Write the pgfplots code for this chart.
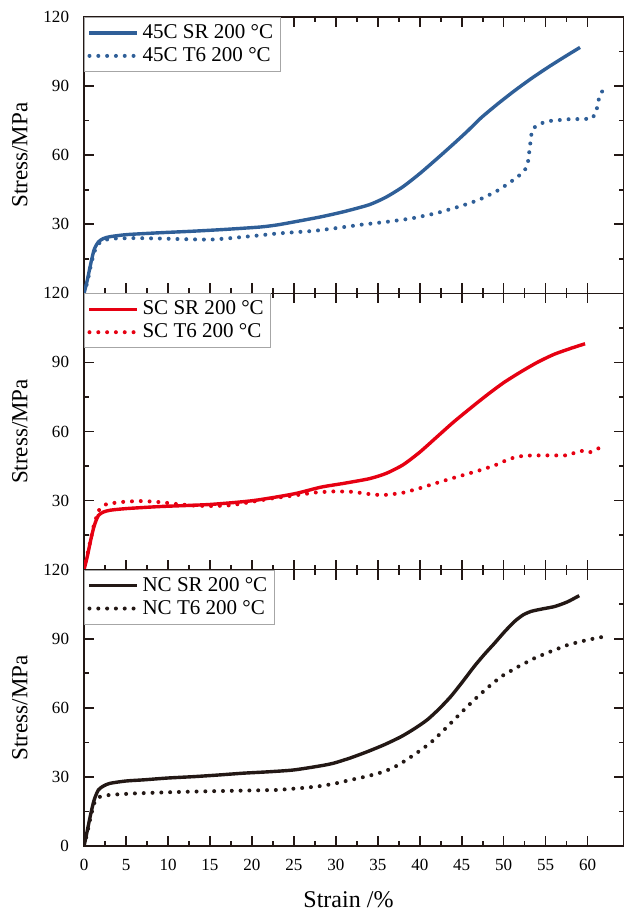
\documentclass[border=0pt]{standalone}
\usepackage{fontspec}
\setmainfont{Liberation Serif}
\usepackage{pgfplots}
\pgfplotsset{compat=1.18}
\definecolor{cblue}{HTML}{2F5F98}
\definecolor{cred}{HTML}{E60012}
\definecolor{cblack}{HTML}{231815}
\definecolor{frame}{HTML}{231815}

\pgfplotsset{
  panel/.style={
    scale only axis,
    width=269.5pt, height=138pt,
    xmin=0, xmax=64.3, ymin=0, ymax=120,
    xtick={0,5,...,60}, minor x tick num=1,
    ytick={0,30,60,90,120}, minor y tick num=1,
    tick align=inside,
    yticklabel pos=left,
    major tick length=5pt, minor tick length=2.5pt,
    axis line style={frame, line width=0.8pt},
    every tick/.style={frame, line width=0.8pt},
    /pgf/number format/assume math mode=true,
    tick label style={font=\fontsize{8.5}{10}\selectfont},
    yticklabel style={xshift=-4pt},
    xticklabel style={yshift=-3pt},
    ylabel={Stress/MPa},
    ylabel style={at={(axis description cs:-0.119,0.5)}, anchor=center,
      font=\fontsize{11.5}{13}\selectfont},
    legend style={at={(axis description cs:0,1)}, anchor=north west,
      draw=gray!70, line width=0.4pt, inner sep=1.5pt,
      font=\fontsize{10.5}{12}\selectfont, row sep=-1pt,
      cells={anchor=west}},
    legend cell align=left,
    legend image code/.code={\draw[##1] (0pt,0pt) -- (23.5pt,0pt);},
  },
  upper/.style={xticklabels={}, yticklabels={,30,60,90,120}},
  sr/.style={line width=1.7pt, smooth, tension=0.4},
  t6/.style={line width=2pt, line cap=round, dash pattern=on 0pt off 4.4pt},
}

\begin{document}
\begin{tikzpicture}
\path[use as bounding box] (-42pt,-33pt) rectangle (269.5pt,422.5pt);

% top panel
\begin{axis}[panel, upper, at={(0pt,276pt)}, anchor=south west]
\addplot[sr, cblue] coordinates {
(0,0)(0.4,6)(0.8,13)(1.2,19)(1.7,22.3)(2.3,23.8)(3.1,24.6)(5.1,25.5)(9,26.3)
(13.1,27)(17,27.8)(21,28.8)(23,29.7)(25,31)(28.2,33.2)(31,35.5)(34,38.5)
(36,41.8)(38,46.3)(40,52)(42,58.3)(44,64.8)(45.7,70.5)(47.3,76.2)
(49.3,82.3)(51.3,88)(53.3,93.3)(55.3,98.2)(57.3,102.8)(59.1,106.8)};
\addlegendentry{45C SR 200 °C}
\addplot[t6, cblue] coordinates {
(0,0)(0.4,5)(0.8,12)(1.2,18)(1.9,22.3)(2.6,23.3)(3.5,23.8)(6,24)(9.1,23.8)
(12,23.5)(15,23.3)(17,23.8)(19,24.5)(21,25.2)(23,26)(25,26.5)(27.4,27.1)
(30,28.3)(33,29.8)(36,31)(39,32.5)(42,34.8)(45,38)(47,40.5)(49,44)
(50.5,47.5)(51.8,51)(52.6,54)(52.9,57)(53.1,63)(53.3,69)(53.5,71.6)
(54.2,73.5)(55.3,74.8)(57.7,75.6)(60.5,75.8)(61,78.4)(61.4,85.4)(62.2,90.9)};
\addlegendentry{45C T6 200 °C}
\end{axis}

% middle panel
\begin{axis}[panel, upper, at={(0pt,138pt)}, anchor=south west]
\addplot[sr, cred] coordinates {
(0,0)(0.4,6)(0.8,13)(1.2,19)(1.7,23.5)(2.3,25)(3.1,25.8)(5,26.5)(9.1,27.4)
(15,28.3)(20.2,30)(25,32.9)(28.2,35.8)(31,37.5)(34,39.5)(36,41.8)(38,45.5)
(40,51)(42,57.5)(44,64)(46,70)(48,75.8)(50,81.2)(52,85.8)(54,90)
(56,93.5)(58,96.1)(59.7,98.1)};
\addlegendentry{SC SR 200 °C}
\addplot[t6, cred] coordinates {
(0,0)(0.5,8.3)(1.1,18.4)(1.7,25.6)(2.7,28.6)(5.1,29.6)(7,29.8)(9.1,29.3)
(11,28.5)(13.1,27.8)(15,27.6)(17,27.8)(18.5,28.5)(20.2,29.6)(22.5,31)
(25,32.2)(27.8,33.6)(30,34)(32,33.8)(34,32.8)(35.5,32.3)(37.8,33.2)
(39.7,35)(41.7,37.3)(43.7,39.5)(45.7,41.6)(47.3,43.3)(48.9,45.2)(50,47)
(51.3,48.8)(52.5,49.5)(53.7,49.6)(55.7,49.6)(57.7,49.6)(58.8,51.3)
(59.7,51.7)(60.3,51)(61.2,52.5)(62.2,54.3)};
\addlegendentry{SC T6 200 °C}
\end{axis}

% bottom panel
\begin{axis}[panel, at={(0pt,0pt)}, anchor=south west,
  xlabel={Strain /\%},
  xlabel style={at={(axis description cs:0.49,0)}, anchor=center,
    yshift=-27pt, font=\fontsize{12}{14}\selectfont}]
\addplot[sr, cblack] coordinates {
(0,0)(0.4,7)(0.8,14)(1.2,20)(1.7,24.3)(2.3,26)(3.1,27.2)(5,28.2)(7.1,28.7)
(10,29.5)(13.1,30.1)(16,30.8)(19,31.6)(22,32.2)(25,33)(28.2,34.8)(29.8,36)
(31.8,38.3)(33.8,41)(35.8,44)(37.8,47.5)(39.4,51)(40.9,54.8)(42.3,59.5)
(43.7,64.9)(45.1,71.3)(46.5,78)(47.7,83.2)(48.9,88)(50.1,93)(51.3,97.5)
(52.3,100.3)(53.3,101.9)(54.7,103)(56.1,104)(57.6,106)(59,108.7)};
\addlegendentry{NC SR 200 °C}
\addplot[t6, cblack] coordinates {
(0,0)(0.4,6)(0.8,13)(1.2,18.5)(1.7,21.2)(3.1,22.2)(6,22.8)(9.1,23.2)
(13,23.6)(17,23.9)(20,24.1)(23,24.3)(25.8,25.1)(27.8,25.8)(29.8,27)
(31.8,28.7)(33.8,30.3)(35.8,32.3)(37.5,35.2)(39,38.8)(40.4,42.3)(41.7,46.1)
(42.9,50.4)(44.1,54.8)(45.3,59.2)(46.5,63.5)(48.1,68.8)(49.7,73.6)
(51.7,77.8)(53.7,81.6)(55.7,84.6)(57.7,87.4)(60,89.5)(62.1,91)};
\addlegendentry{NC T6 200 °C}
\end{axis}
\end{tikzpicture}
\end{document}
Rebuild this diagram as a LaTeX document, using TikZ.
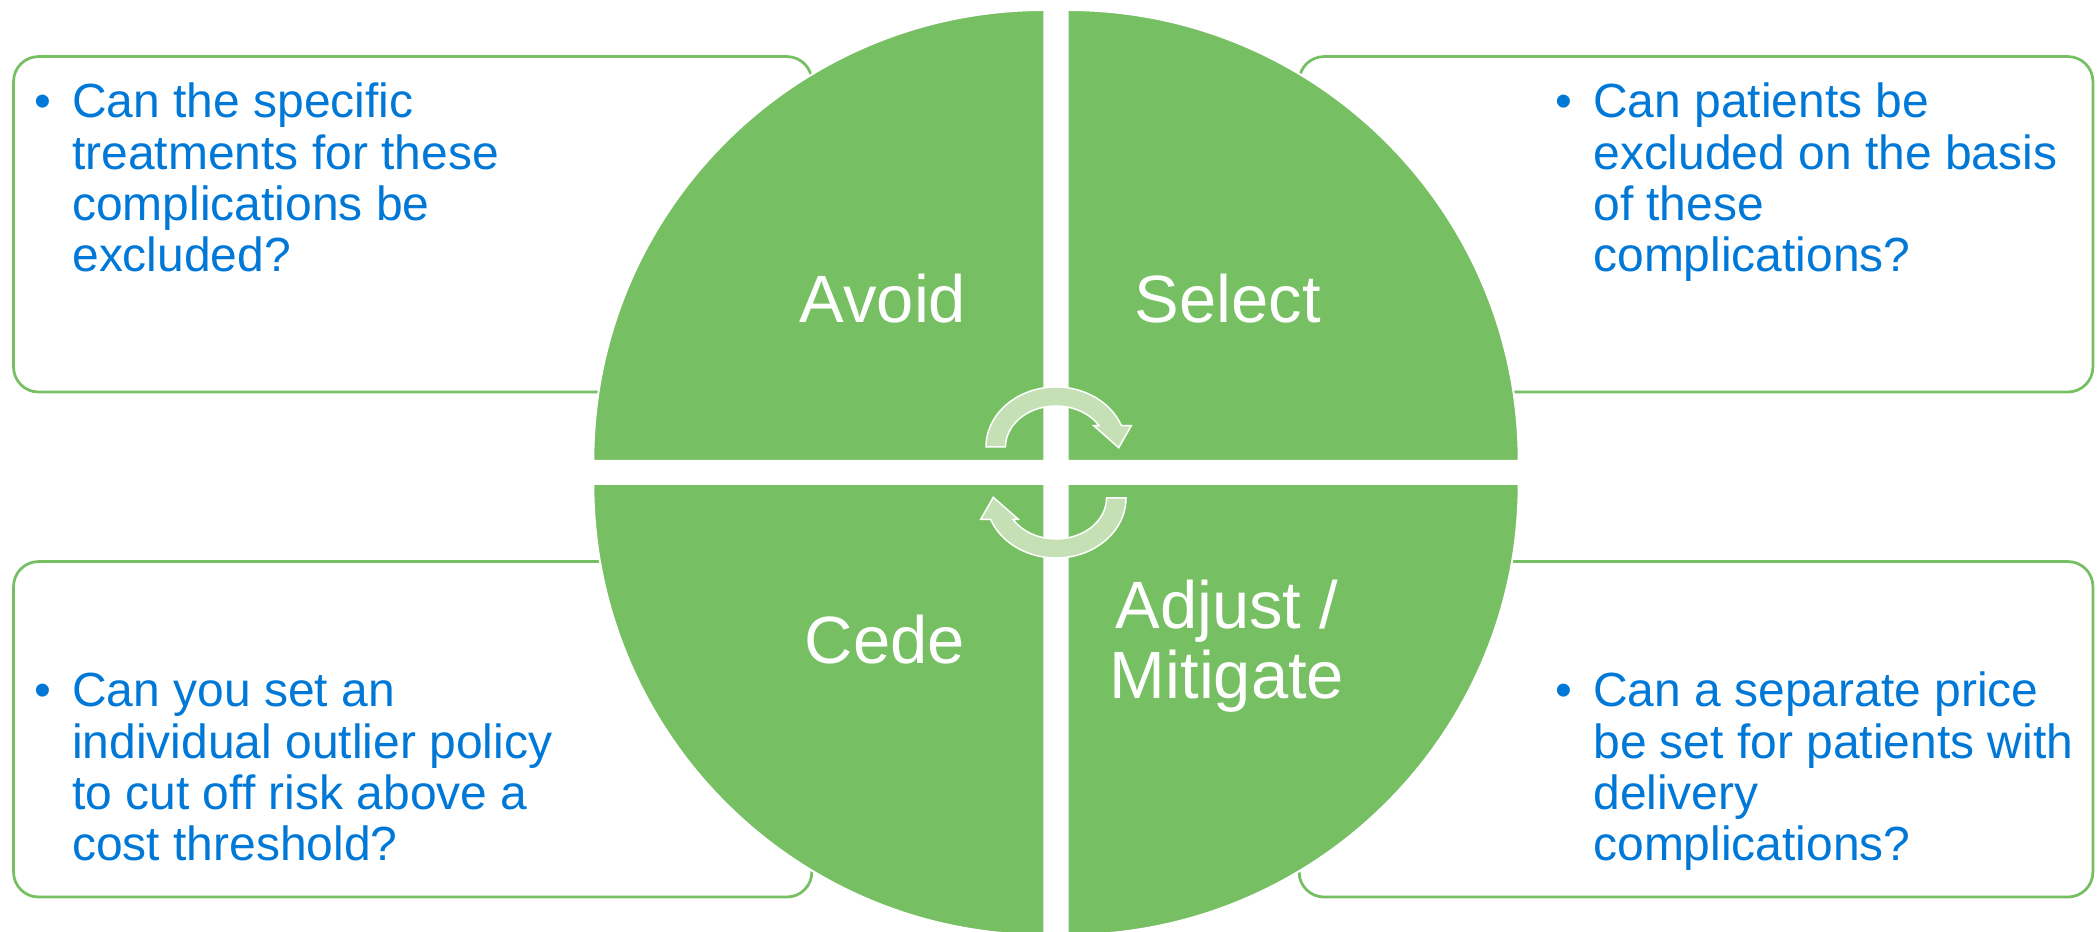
\documentclass[tikz,border=0pt]{standalone}
\usepackage{fontspec}
\setmainfont{Liberation Sans}
\usetikzlibrary{positioning}

\definecolor{leafgreen}{RGB}{118,191,98}
\definecolor{palegreen}{RGB}{197,224,180}
\definecolor{qblue}{RGB}{0,120,215}

% voce con pallino e righe allineate al testo
\newcommand{\qitem}[1]{\makebox[0.748cm][l]{•}\begin{tabular}[t]{@{}l@{}}#1\end{tabular}}

\tikzset{
    qbox/.style={draw=leafgreen, line width=0.055cm, fill=white, rounded corners=0.5cm},
    qtext/.style={text=qblue, anchor=base west, inner sep=0pt,
        font=\fontsize{27.3}{29.1}\selectfont},
    quarter/.style={fill=leafgreen, draw=white, line width=0.04cm},
    quadname/.style={text=white, anchor=base, inner sep=0pt, align=center,
        font=\fontsize{38.1}{40.4}\selectfont},
    turnarrow/.style={fill=palegreen, draw=white, line width=0.03cm}
}

\begin{document}
\begin{tikzpicture}[x=0.02cm, y=0.02cm]
    \useasboundingbox (0,0) rectangle (2097,932);

    % Riquadri con le domande
    \node[qbox, minimum width=15.97cm, minimum height=6.71cm] (avoidBox) at (412.7,707.7) {};
    \node[qbox, minimum width=15.88cm, minimum height=6.71cm] (selectBox) at (1696,707.7) {};
    \node[qbox, minimum width=15.97cm, minimum height=6.71cm] (cedeBox) at (412.7,202.7) {};
    \node[qbox, minimum width=15.88cm, minimum height=6.71cm] (adjustBox) at (1696,202.7) {};

    \node[qtext] (avoidText) at (34.6,814)
        {\qitem{Can the specific\\treatments for these\\complications be\\excluded?}};
    \node[qtext] (selectText) at (1555.6,814)
        {\qitem{Can patients be\\excluded on the basis\\of these\\complications?}};
    \node[qtext] (cedeText) at (34.6,225)
        {\qitem{Can you set an\\individual outlier policy\\to cut off risk above a\\cost threshold?}};
    \node[qtext] (adjustText) at (1555.6,225)
        {\qitem{Can a separate price\\be set for patients with\\delivery\\complications?}};

    % Quadranti del cerchio
    \foreach \cx/\cy/\a in {1044.3/471/90, 1067.7/471/0, 1044.3/448/180, 1067.7/448/270}
        \filldraw[quarter] (\cx,\cy) -- ++(\a:451) arc[radius=451, start angle=\a, delta angle=90] -- cycle;

    \node[quadname] (avoid) at (883,609) {Avoid};
    \node[quadname] (select) at (1228,609) {Select};
    \node[quadname] (cede) at (885,268) {Cede};
    \node[quadname] (adjust) at (1227,233) {Adjust /\\Mitigate};

    % Frecce circolari al centro
    \foreach \turn/\cy in {0/434, 180/485}
        \filldraw[turnarrow, shift={(1056,\cy)}, rotate=\turn]
            (70,0) arc[x radius=70, y radius=60, start angle=0, end angle=-159.2]
            -- (-75.3,-21.3) -- (-62.7,0.7) -- (-37.7,-21.3) -- (-43.1,-21.3)
            arc[x radius=50.5, y radius=41, start angle=-148.7, end angle=0] -- cycle;
\end{tikzpicture}
\end{document}
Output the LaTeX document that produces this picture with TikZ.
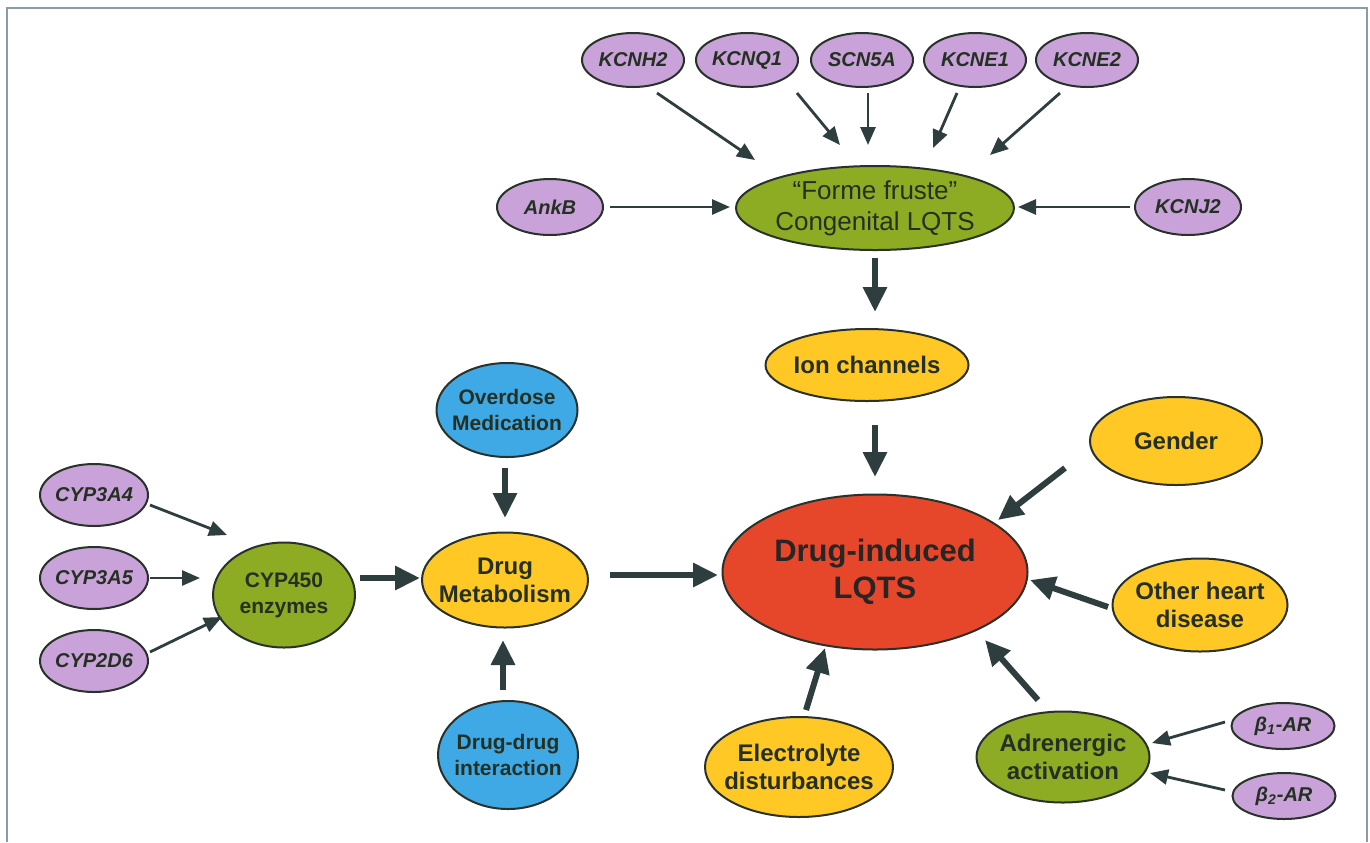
\documentclass[tikz,border=0pt]{standalone}
\usepackage{fontspec}
\setmainfont{Liberation Sans}
\usetikzlibrary{shapes.geometric,arrows.meta,calc}
\definecolor{genefill}{RGB}{200,162,216}
\definecolor{greenfill}{RGB}{141,172,36}
\definecolor{yellowfill}{RGB}{255,200,37}
\definecolor{redfill}{RGB}{230,70,42}
\definecolor{bluefill}{RGB}{63,169,230}
\definecolor{outline}{RGB}{40,50,42}
\definecolor{txt}{RGB}{36,48,34}
\definecolor{arrowcol}{RGB}{46,61,61}
\definecolor{framecol}{RGB}{138,156,164}
\tikzset{
  oval/.style={ellipse, draw=outline, line width=1pt, inner sep=-14pt, outer sep=0pt,
    align=center, text=txt},
  sz/.style 2 args={minimum width=#1*0.5pt, minimum height=#2*0.5pt},
  gene/.style={oval, fill=genefill, font=\fontsize{10}{12}\selectfont\bfseries\itshape},
  greenov/.style={oval, fill=greenfill},
  yellowov/.style={oval, fill=yellowfill},
  blueov/.style={oval, fill=bluefill, font=\fontsize{10.5}{13}\selectfont\bfseries},
  mainfont/.style={font=\fontsize{12}{14}\selectfont\bfseries},
  thinarrow/.style={draw=arrowcol, line width=1.4pt, -{Triangle[length=9pt,width=7.5pt]}},
  thickarrow/.style={draw=arrowcol, line width=3pt, -{Triangle[length=12.5pt,width=11.5pt]}},
}
\begin{document}
\begin{tikzpicture}[x=0.5pt,y=-0.5pt]
\useasboundingbox (0,0) rectangle (1370,842);
\fill[white] (0,0) rectangle (1370,842);
\draw[framecol, line width=1pt] (7,842) -- (7,8) -- (1367,8) -- (1367,842);

% genes top
\node[gene, sz={102}{54}] (kcnh2) at (633,60) {KCNH2};
\node[gene, sz={102}{54}] (kcnq1) at (747,60) {KCNQ1};
\node[gene, sz={102}{54}] (scn5a) at (862,60) {SCN5A};
\node[gene, sz={102}{54}] (kcne1) at (975,60) {KCNE1};
\node[gene, sz={102}{54}] (kcne2) at (1087,60) {KCNE2};
\node[gene, sz={106}{56}] (ankb) at (550,207) {AnkB};
\node[gene, sz={106}{56}] (kcnj2) at (1188,207) {KCNJ2};

% main nodes
\node[greenov, sz={278}{84}, font=\fontsize{13}{15.5}\selectfont] (forme) at (875,208) {“Forme fruste”\\Congenital LQTS};
\node[yellowov, mainfont, sz={203}{72}] (ion) at (867,365) {Ion channels};
\node[oval, fill=redfill, sz={305}{155}, font=\fontsize{15.5}{18.5}\selectfont\bfseries, text=black!85] (dil) at (875,572) {Drug-induced\\LQTS};
\node[yellowov, mainfont, sz={172}{88}] (gender) at (1176,441) {Gender};
\node[yellowov, mainfont, sz={175}{93}] (other) at (1200,605) {Other heart\\disease};
\node[greenov, mainfont, sz={173}{91}] (adren) at (1063,757) {Adrenergic\\activation};
\node[gene, sz={103}{46}] (b1) at (1283,726) {β\textsubscript{1}-AR};
\node[gene, sz={103}{46}] (b2) at (1284,796) {β\textsubscript{2}-AR};
\node[yellowov, mainfont, sz={188}{100}] (elec) at (799,767) {Electrolyte\\disturbances};
\node[yellowov, mainfont, sz={166}{95}] (drugmet) at (505,580) {Drug\\Metabolism};
\node[blueov, sz={141}{94}] (overdose) at (507,410) {Overdose\\Medication};
\node[blueov, sz={140}{108}] (ddi) at (508,755) {Drug-drug\\interaction};
\node[greenov, sz={142}{105}, font=\fontsize{10.5}{13}\selectfont\bfseries] (cyp450) at (284,595) {CYP450\\enzymes};
\node[gene, sz={108}{62}] (cyp3a4) at (94,495) {CYP3A4};
\node[gene, sz={108}{62}] (cyp3a5) at (94,578) {CYP3A5};
\node[gene, sz={108}{62}] (cyp2d6) at (94,661) {CYP2D6};

% arrows into Forme fruste
\draw[thinarrow] ($(kcnh2)+(24,33)$) -- ($(forme)+(-120,-48)$);
\draw[thinarrow] ($(kcnq1)+(50,33)$) -- ($(forme)+(-35,-63)$);
\draw[thinarrow] ($(scn5a)+(6,33)$) -- ($(forme)+(-7,-63)$);
\draw[thinarrow] ($(kcne1)+(-18,33)$) -- ($(forme)+(58,-60)$);
\draw[thinarrow] ($(kcne2)+(-27,33)$) -- ($(forme)+(115,-53)$);
\draw[thinarrow] ($(ankb)+(60,0)$) -- ($(forme)+(-145,-1)$);
\draw[thinarrow] ($(kcnj2)+(-58,0)$) -- ($(forme)+(143,-1)$);

% main chain
\draw[thickarrow] ($(forme)+(0,50)$) -- ($(ion)+(8,-53)$);
\draw[thickarrow] ($(ion)+(8,60)$) -- ($(dil)+(0,-95)$);
\draw[thickarrow] ($(gender)+(-111,27)$) -- ($(dil)+(123,-52)$);
\draw[thickarrow] ($(other)+(-92,2)$) -- ($(dil)+(155,8)$);
\draw[thickarrow] ($(adren)+(-25,-57)$) -- ($(dil)+(110,68)$);
\draw[thickarrow] ($(elec)+(7,-57)$) -- ($(dil)+(-50,76)$);
\draw[thinarrow] ($(b1)+(-58,-4)$) -- ($(adren)+(89,-14)$);
\draw[thinarrow] ($(b2)+(-59,-6)$) -- ($(adren)+(87,16)$);

% left side
\draw[thickarrow] ($(drugmet)+(105,-5)$) -- ($(dil)+(-157,3)$);
\draw[thickarrow] ($(cyp450)+(76,-17)$) -- ($(drugmet)+(-85,-2)$);
\draw[thickarrow] ($(overdose)+(-2,58)$) -- ($(drugmet)+(0,-62)$);
\draw[thickarrow] ($(ddi)+(-5,-65)$) -- ($(drugmet)+(-2,60)$);
\draw[thinarrow] ($(cyp3a4)+(56,10)$) -- ($(cyp450)+(-57,-60)$);
\draw[thinarrow] ($(cyp3a5)+(56,0)$) -- ($(cyp450)+(-84,-17)$);
\draw[thinarrow] ($(cyp2d6)+(56,-9)$) -- ($(cyp450)+(-62,22)$);
\end{tikzpicture}
\end{document}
━━━━━━━━
From the first line above to the line containing "(-42pt,-33pt) rectangle (269.5pt,422.5pt);", repeat each line exactly. Pictures stay out.

Write the pgfplots code for this chart.
\documentclass[border=0pt]{standalone}
\usepackage{fontspec}
\setmainfont{Liberation Serif}
\usepackage{pgfplots}
\pgfplotsset{compat=1.18}
\definecolor{cblue}{HTML}{2F5F98}
\definecolor{cred}{HTML}{E60012}
\definecolor{cblack}{HTML}{231815}
\definecolor{frame}{HTML}{231815}

\pgfplotsset{
  panel/.style={
    scale only axis,
    width=269.5pt, height=138pt,
    xmin=0, xmax=64.3, ymin=0, ymax=120,
    xtick={0,5,...,60}, minor x tick num=1,
    ytick={0,30,60,90,120}, minor y tick num=1,
    tick align=inside,
    yticklabel pos=left,
    major tick length=5pt, minor tick length=2.5pt,
    axis line style={frame, line width=0.8pt},
    every tick/.style={frame, line width=0.8pt},
    /pgf/number format/assume math mode=true,
    tick label style={font=\fontsize{8.5}{10}\selectfont},
    yticklabel style={xshift=-4pt},
    xticklabel style={yshift=-3pt},
    ylabel={Stress/MPa},
    ylabel style={at={(axis description cs:-0.119,0.5)}, anchor=center,
      font=\fontsize{11.5}{13}\selectfont},
    legend style={at={(axis description cs:0,1)}, anchor=north west,
      draw=gray!70, line width=0.4pt, inner sep=1.5pt,
      font=\fontsize{10.5}{12}\selectfont, row sep=-1pt,
      cells={anchor=west}},
    legend cell align=left,
    legend image code/.code={\draw[##1] (0pt,0pt) -- (23.5pt,0pt);},
  },
  upper/.style={xticklabels={}, yticklabels={,30,60,90,120}},
  sr/.style={line width=1.7pt, smooth, tension=0.4},
  t6/.style={line width=2pt, line cap=round, dash pattern=on 0pt off 4.4pt},
}

\begin{document}
\begin{tikzpicture}
\path[use as bounding box] (-42pt,-33pt) rectangle (269.5pt,422.5pt);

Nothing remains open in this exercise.